▸ Set exercise: Skip all pictures, then copy the lines from the start of the data through the line with "4.4, 3.6, 7.8];", keeping both ends.

## Begin

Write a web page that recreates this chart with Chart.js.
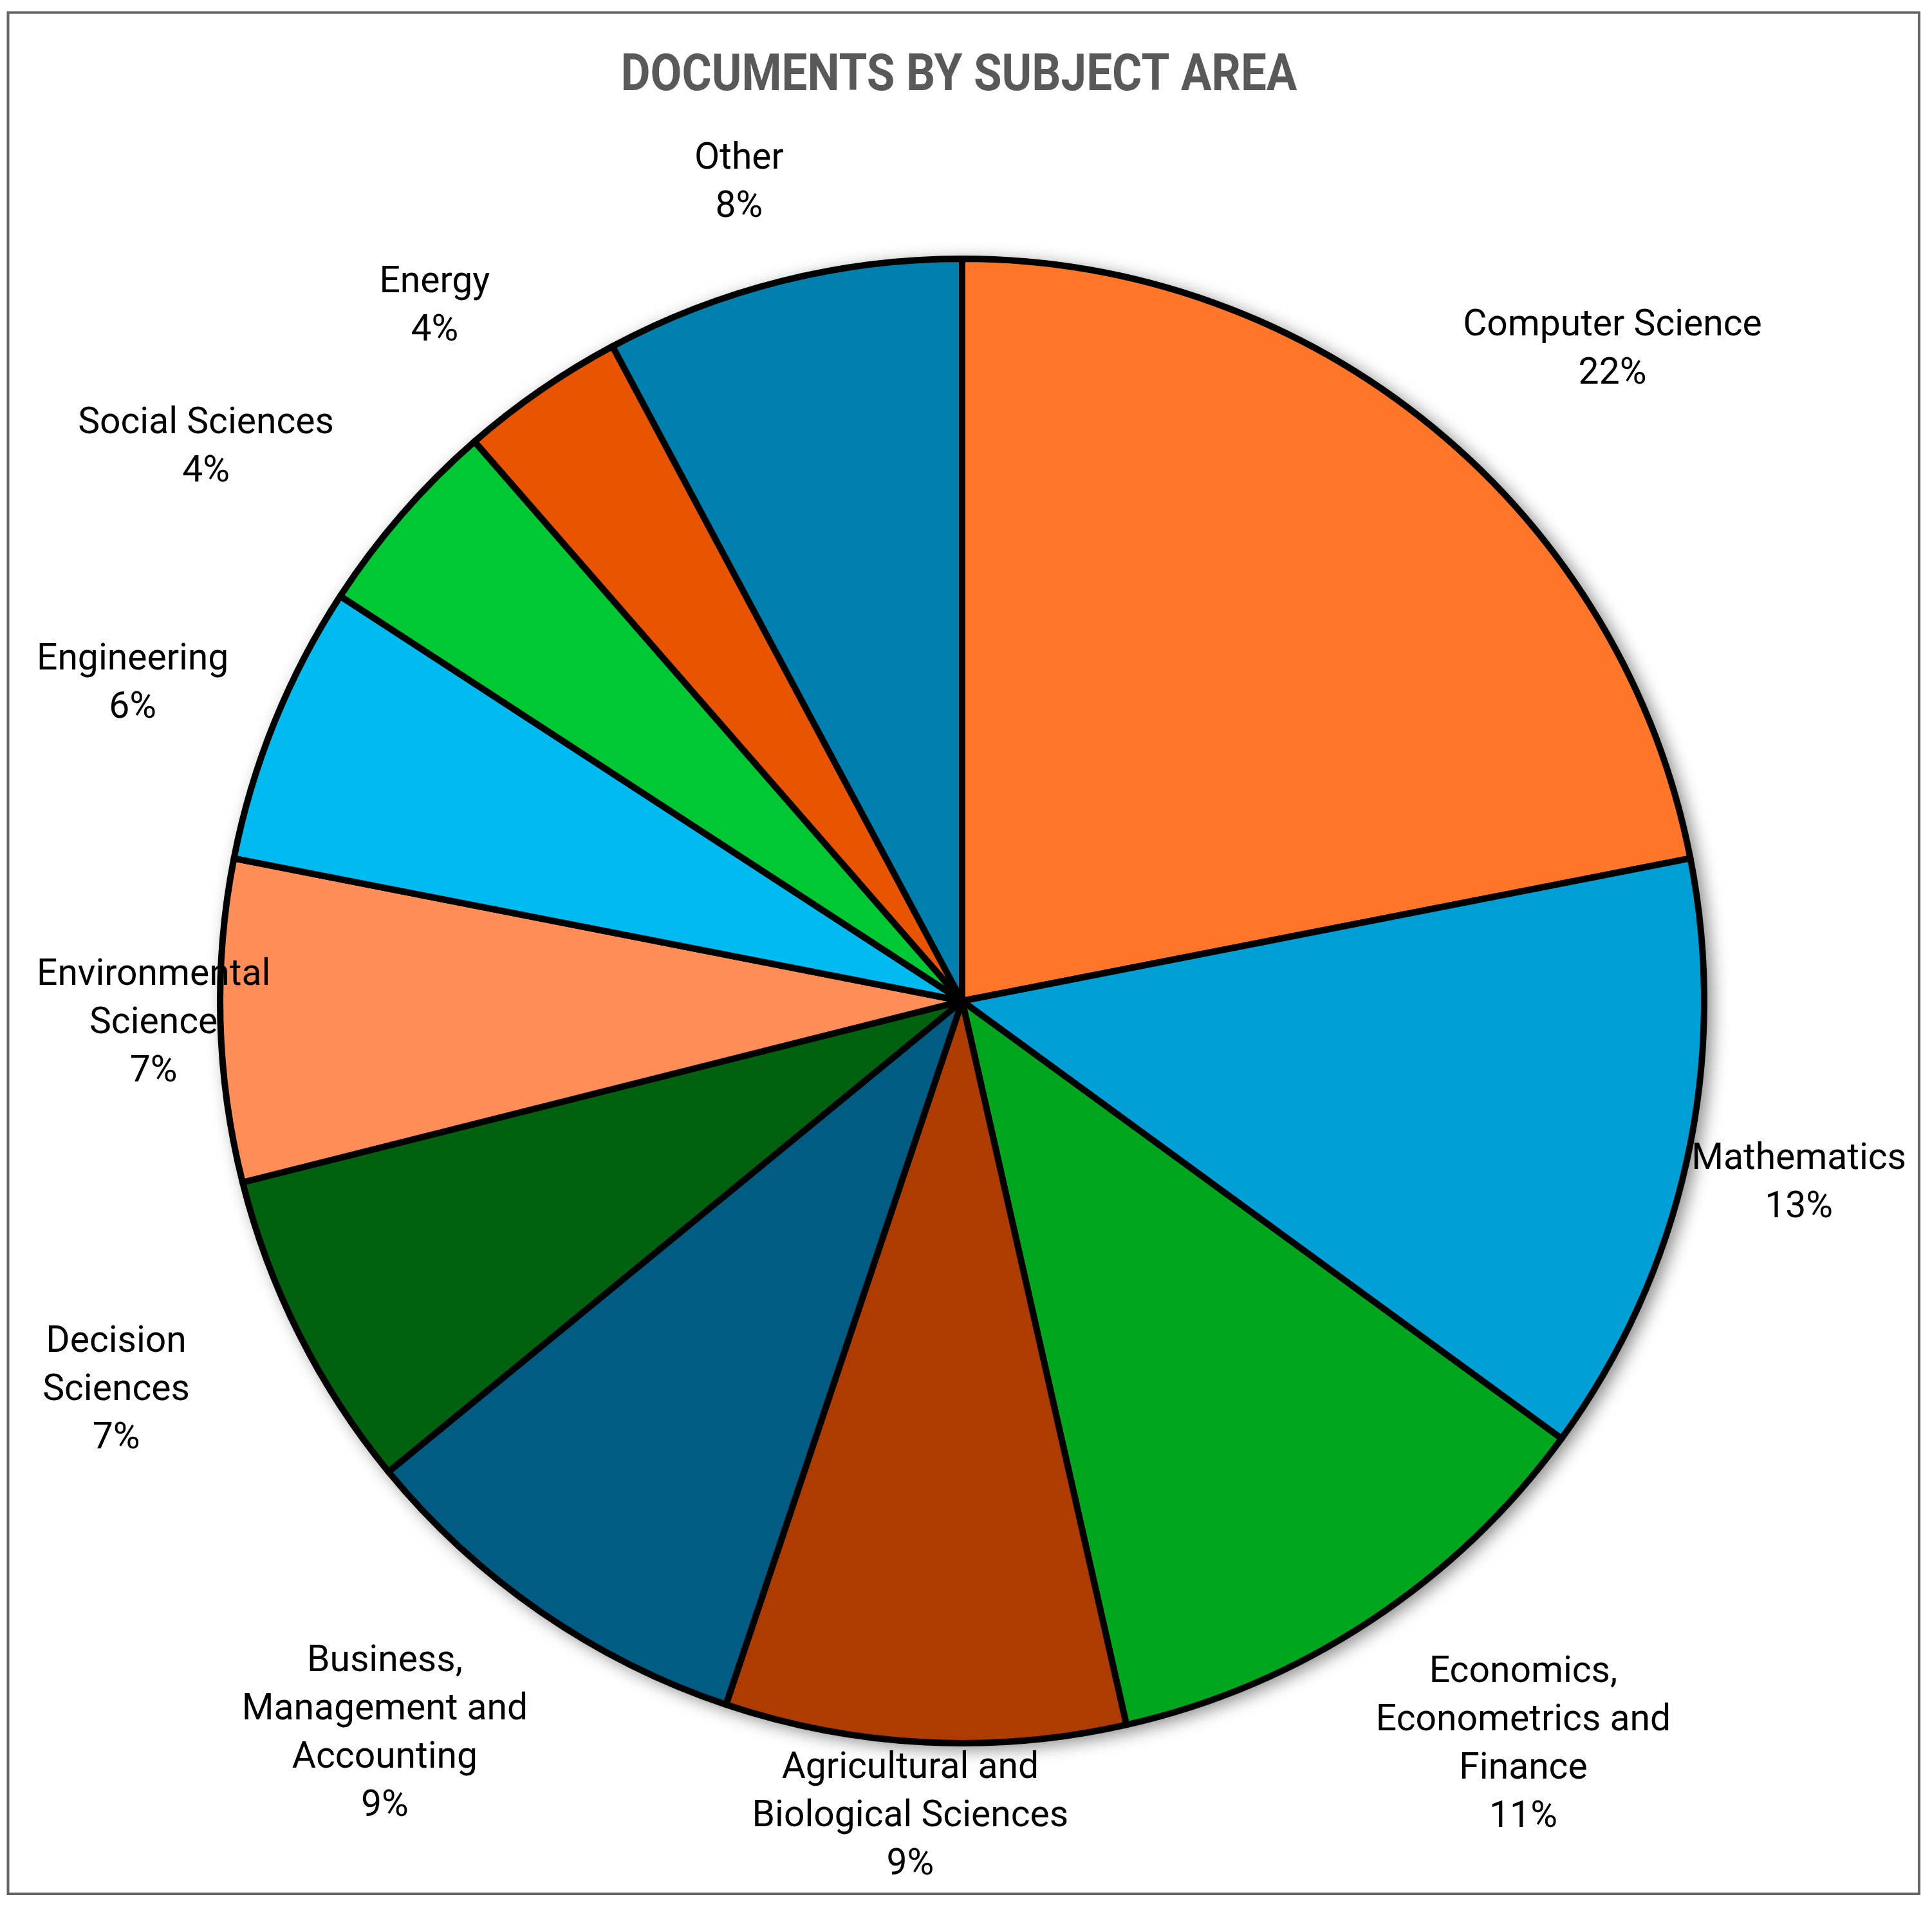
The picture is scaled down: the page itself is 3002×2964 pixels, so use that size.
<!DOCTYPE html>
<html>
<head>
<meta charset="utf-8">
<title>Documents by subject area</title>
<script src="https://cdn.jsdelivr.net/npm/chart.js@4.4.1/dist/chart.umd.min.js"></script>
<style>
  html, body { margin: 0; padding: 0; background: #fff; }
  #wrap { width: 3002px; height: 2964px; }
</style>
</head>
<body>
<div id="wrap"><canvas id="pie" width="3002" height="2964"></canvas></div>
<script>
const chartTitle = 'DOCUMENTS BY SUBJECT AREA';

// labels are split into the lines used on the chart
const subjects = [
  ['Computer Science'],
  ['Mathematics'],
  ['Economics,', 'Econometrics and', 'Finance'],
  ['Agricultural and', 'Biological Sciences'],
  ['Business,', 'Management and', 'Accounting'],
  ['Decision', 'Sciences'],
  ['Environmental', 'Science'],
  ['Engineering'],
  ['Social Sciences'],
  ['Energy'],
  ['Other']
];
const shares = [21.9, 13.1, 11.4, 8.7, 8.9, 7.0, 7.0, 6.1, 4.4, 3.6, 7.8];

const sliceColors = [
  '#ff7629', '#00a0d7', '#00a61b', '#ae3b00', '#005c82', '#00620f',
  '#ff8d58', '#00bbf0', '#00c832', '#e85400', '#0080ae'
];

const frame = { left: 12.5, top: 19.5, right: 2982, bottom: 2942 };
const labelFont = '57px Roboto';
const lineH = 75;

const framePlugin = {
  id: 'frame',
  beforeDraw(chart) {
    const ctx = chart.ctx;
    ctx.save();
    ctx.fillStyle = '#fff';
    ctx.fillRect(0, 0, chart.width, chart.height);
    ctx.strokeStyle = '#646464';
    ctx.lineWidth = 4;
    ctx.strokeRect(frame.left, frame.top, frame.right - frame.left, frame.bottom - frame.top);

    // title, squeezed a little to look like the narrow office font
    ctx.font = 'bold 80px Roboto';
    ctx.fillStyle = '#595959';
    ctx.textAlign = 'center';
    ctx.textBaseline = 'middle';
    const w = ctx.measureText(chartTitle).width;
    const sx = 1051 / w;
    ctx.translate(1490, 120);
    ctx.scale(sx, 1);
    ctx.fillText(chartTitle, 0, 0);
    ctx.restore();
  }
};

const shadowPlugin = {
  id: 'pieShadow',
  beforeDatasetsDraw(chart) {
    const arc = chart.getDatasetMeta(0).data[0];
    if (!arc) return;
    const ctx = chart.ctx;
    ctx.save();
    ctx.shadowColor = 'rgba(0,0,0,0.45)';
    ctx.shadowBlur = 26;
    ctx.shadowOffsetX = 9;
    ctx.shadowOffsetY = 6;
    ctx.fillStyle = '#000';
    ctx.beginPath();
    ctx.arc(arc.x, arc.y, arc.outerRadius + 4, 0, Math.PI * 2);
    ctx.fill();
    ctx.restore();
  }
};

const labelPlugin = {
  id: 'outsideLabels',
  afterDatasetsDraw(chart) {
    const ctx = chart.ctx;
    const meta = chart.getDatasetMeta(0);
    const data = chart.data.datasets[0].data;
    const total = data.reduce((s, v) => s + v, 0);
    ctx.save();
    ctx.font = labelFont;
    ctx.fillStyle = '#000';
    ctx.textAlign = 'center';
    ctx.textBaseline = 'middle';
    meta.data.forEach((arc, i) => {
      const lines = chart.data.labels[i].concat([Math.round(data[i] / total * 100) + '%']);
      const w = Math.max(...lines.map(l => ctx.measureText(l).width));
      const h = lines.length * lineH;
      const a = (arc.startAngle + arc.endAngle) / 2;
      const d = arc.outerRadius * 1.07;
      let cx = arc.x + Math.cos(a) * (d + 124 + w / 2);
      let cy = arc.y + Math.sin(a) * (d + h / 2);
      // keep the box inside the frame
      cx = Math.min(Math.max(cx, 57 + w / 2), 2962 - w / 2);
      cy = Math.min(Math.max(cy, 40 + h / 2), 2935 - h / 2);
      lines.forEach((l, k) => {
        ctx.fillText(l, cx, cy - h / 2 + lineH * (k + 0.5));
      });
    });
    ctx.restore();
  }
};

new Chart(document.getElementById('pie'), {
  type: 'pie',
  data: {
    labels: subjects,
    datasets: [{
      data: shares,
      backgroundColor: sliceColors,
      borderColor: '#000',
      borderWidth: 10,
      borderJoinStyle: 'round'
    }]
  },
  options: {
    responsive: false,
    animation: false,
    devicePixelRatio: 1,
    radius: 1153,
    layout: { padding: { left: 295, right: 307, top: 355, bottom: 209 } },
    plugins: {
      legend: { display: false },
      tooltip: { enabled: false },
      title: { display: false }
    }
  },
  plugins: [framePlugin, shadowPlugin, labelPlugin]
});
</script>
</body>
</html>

## End

▸ Solution below:
Write a web page that recreates this chart with Chart.js.
The picture is scaled down: the page itself is 3002×2964 pixels, so use that size.
<!DOCTYPE html>
<html>
<head>
<meta charset="utf-8">
<title>Documents by subject area</title>
<script src="https://cdn.jsdelivr.net/npm/chart.js@4.4.1/dist/chart.umd.min.js"></script>
<style>
  html, body { margin: 0; padding: 0; background: #fff; }
  #wrap { width: 3002px; height: 2964px; }
</style>
</head>
<body>
<div id="wrap"><canvas id="pie" width="3002" height="2964"></canvas></div>
<script>
const chartTitle = 'DOCUMENTS BY SUBJECT AREA';

// labels are split into the lines used on the chart
const subjects = [
  ['Computer Science'],
  ['Mathematics'],
  ['Economics,', 'Econometrics and', 'Finance'],
  ['Agricultural and', 'Biological Sciences'],
  ['Business,', 'Management and', 'Accounting'],
  ['Decision', 'Sciences'],
  ['Environmental', 'Science'],
  ['Engineering'],
  ['Social Sciences'],
  ['Energy'],
  ['Other']
];
const shares = [21.9, 13.1, 11.4, 8.7, 8.9, 7.0, 7.0, 6.1, 4.4, 3.6, 7.8];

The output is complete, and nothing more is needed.